| WRITTEN EXERCISE |
Reproduce the entries shown below only from the line with "Clone this chart in D3.js." down to the line with "const y = d3.scaleLinear().domain([0, 30]).range([B, T]);", keeping both end lines and copying each one exactly.

| RECORDS FOR THE TASK |
-- start --

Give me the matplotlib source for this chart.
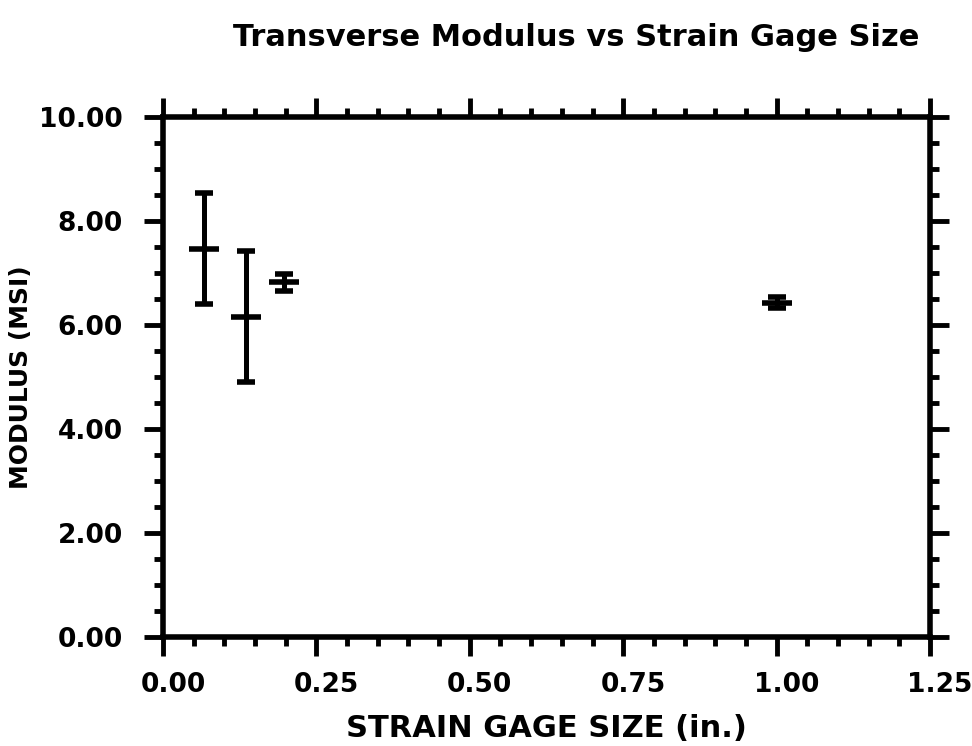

-- end --
-- start --

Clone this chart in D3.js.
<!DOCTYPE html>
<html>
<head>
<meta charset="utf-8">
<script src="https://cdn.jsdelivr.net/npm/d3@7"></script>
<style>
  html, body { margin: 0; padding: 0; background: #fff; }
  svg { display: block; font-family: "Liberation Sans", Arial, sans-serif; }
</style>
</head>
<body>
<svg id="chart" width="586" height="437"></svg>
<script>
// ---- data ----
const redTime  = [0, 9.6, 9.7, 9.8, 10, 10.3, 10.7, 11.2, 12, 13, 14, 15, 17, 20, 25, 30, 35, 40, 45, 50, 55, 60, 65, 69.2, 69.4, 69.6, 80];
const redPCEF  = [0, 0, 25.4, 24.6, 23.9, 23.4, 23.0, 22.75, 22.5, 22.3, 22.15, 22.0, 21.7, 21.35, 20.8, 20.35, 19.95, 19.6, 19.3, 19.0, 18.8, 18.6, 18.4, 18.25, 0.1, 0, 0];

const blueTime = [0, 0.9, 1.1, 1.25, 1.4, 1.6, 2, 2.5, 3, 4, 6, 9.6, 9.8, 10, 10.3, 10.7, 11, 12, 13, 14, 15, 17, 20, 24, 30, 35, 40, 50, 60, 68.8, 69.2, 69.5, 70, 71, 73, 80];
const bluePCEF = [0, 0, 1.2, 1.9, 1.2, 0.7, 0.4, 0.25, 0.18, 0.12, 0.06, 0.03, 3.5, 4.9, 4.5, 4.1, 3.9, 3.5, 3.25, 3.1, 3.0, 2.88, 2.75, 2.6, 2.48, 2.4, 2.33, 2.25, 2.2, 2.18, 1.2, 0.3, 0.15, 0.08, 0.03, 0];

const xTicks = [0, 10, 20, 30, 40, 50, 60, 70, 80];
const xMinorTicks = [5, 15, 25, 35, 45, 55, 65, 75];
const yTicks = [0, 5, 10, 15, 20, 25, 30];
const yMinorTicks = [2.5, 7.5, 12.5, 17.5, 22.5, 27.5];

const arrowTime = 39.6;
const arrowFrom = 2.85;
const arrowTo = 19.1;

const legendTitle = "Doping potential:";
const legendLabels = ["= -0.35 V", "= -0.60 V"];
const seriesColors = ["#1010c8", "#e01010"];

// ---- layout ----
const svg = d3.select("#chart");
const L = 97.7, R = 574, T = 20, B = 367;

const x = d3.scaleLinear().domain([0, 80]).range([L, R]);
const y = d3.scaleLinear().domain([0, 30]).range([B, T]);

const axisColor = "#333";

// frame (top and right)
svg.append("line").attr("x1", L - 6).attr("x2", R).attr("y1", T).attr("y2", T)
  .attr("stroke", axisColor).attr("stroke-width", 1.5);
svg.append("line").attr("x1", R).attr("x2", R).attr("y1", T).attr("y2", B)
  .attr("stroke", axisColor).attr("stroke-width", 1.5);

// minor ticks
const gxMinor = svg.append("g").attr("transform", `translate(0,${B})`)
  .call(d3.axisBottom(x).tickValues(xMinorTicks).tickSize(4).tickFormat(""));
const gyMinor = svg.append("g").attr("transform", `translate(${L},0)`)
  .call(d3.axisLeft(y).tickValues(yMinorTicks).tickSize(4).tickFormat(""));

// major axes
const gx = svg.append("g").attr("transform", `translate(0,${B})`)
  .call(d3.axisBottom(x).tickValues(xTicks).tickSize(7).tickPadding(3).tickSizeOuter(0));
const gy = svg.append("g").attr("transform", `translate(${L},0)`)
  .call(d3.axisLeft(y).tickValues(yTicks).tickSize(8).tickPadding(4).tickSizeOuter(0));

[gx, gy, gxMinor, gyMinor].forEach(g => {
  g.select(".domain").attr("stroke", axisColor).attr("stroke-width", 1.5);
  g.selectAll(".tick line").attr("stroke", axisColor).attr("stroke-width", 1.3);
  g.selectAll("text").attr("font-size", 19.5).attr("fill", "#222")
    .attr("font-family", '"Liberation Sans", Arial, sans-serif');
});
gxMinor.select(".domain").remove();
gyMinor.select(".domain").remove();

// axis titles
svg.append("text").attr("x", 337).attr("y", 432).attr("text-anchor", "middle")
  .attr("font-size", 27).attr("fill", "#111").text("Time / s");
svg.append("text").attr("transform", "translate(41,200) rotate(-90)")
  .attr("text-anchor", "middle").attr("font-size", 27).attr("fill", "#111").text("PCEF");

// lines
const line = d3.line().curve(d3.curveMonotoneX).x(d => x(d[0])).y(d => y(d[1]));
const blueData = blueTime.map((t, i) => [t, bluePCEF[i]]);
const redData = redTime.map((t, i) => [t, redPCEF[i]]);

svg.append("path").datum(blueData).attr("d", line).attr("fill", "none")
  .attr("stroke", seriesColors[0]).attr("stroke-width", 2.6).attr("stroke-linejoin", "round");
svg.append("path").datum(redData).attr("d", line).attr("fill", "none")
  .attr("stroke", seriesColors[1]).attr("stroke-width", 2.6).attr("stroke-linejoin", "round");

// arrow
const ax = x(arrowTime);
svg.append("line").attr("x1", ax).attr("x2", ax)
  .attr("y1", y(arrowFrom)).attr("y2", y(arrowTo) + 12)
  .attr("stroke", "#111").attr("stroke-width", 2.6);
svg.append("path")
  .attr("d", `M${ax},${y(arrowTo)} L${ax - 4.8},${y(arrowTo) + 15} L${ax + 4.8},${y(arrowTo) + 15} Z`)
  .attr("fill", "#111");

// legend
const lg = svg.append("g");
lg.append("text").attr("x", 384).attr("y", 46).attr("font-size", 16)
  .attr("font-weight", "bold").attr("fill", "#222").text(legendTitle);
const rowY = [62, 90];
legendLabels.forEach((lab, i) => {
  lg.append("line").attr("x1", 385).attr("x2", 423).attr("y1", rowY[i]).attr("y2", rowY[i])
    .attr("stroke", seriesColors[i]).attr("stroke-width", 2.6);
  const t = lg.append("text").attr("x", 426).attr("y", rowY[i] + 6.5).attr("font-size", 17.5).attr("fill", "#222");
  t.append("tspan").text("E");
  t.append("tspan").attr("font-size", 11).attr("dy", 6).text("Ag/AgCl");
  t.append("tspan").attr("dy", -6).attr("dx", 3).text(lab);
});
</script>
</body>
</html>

-- end --

| ANSWER FOR THIS EXERCISE |
Clone this chart in D3.js.
<!DOCTYPE html>
<html>
<head>
<meta charset="utf-8">
<script src="https://cdn.jsdelivr.net/npm/d3@7"></script>
<style>
  html, body { margin: 0; padding: 0; background: #fff; }
  svg { display: block; font-family: "Liberation Sans", Arial, sans-serif; }
</style>
</head>
<body>
<svg id="chart" width="586" height="437"></svg>
<script>
// ---- data ----
const redTime  = [0, 9.6, 9.7, 9.8, 10, 10.3, 10.7, 11.2, 12, 13, 14, 15, 17, 20, 25, 30, 35, 40, 45, 50, 55, 60, 65, 69.2, 69.4, 69.6, 80];
const redPCEF  = [0, 0, 25.4, 24.6, 23.9, 23.4, 23.0, 22.75, 22.5, 22.3, 22.15, 22.0, 21.7, 21.35, 20.8, 20.35, 19.95, 19.6, 19.3, 19.0, 18.8, 18.6, 18.4, 18.25, 0.1, 0, 0];

const blueTime = [0, 0.9, 1.1, 1.25, 1.4, 1.6, 2, 2.5, 3, 4, 6, 9.6, 9.8, 10, 10.3, 10.7, 11, 12, 13, 14, 15, 17, 20, 24, 30, 35, 40, 50, 60, 68.8, 69.2, 69.5, 70, 71, 73, 80];
const bluePCEF = [0, 0, 1.2, 1.9, 1.2, 0.7, 0.4, 0.25, 0.18, 0.12, 0.06, 0.03, 3.5, 4.9, 4.5, 4.1, 3.9, 3.5, 3.25, 3.1, 3.0, 2.88, 2.75, 2.6, 2.48, 2.4, 2.33, 2.25, 2.2, 2.18, 1.2, 0.3, 0.15, 0.08, 0.03, 0];

const xTicks = [0, 10, 20, 30, 40, 50, 60, 70, 80];
const xMinorTicks = [5, 15, 25, 35, 45, 55, 65, 75];
const yTicks = [0, 5, 10, 15, 20, 25, 30];
const yMinorTicks = [2.5, 7.5, 12.5, 17.5, 22.5, 27.5];

const arrowTime = 39.6;
const arrowFrom = 2.85;
const arrowTo = 19.1;

const legendTitle = "Doping potential:";
const legendLabels = ["= -0.35 V", "= -0.60 V"];
const seriesColors = ["#1010c8", "#e01010"];

// ---- layout ----
const svg = d3.select("#chart");
const L = 97.7, R = 574, T = 20, B = 367;

const x = d3.scaleLinear().domain([0, 80]).range([L, R]);
const y = d3.scaleLinear().domain([0, 30]).range([B, T]);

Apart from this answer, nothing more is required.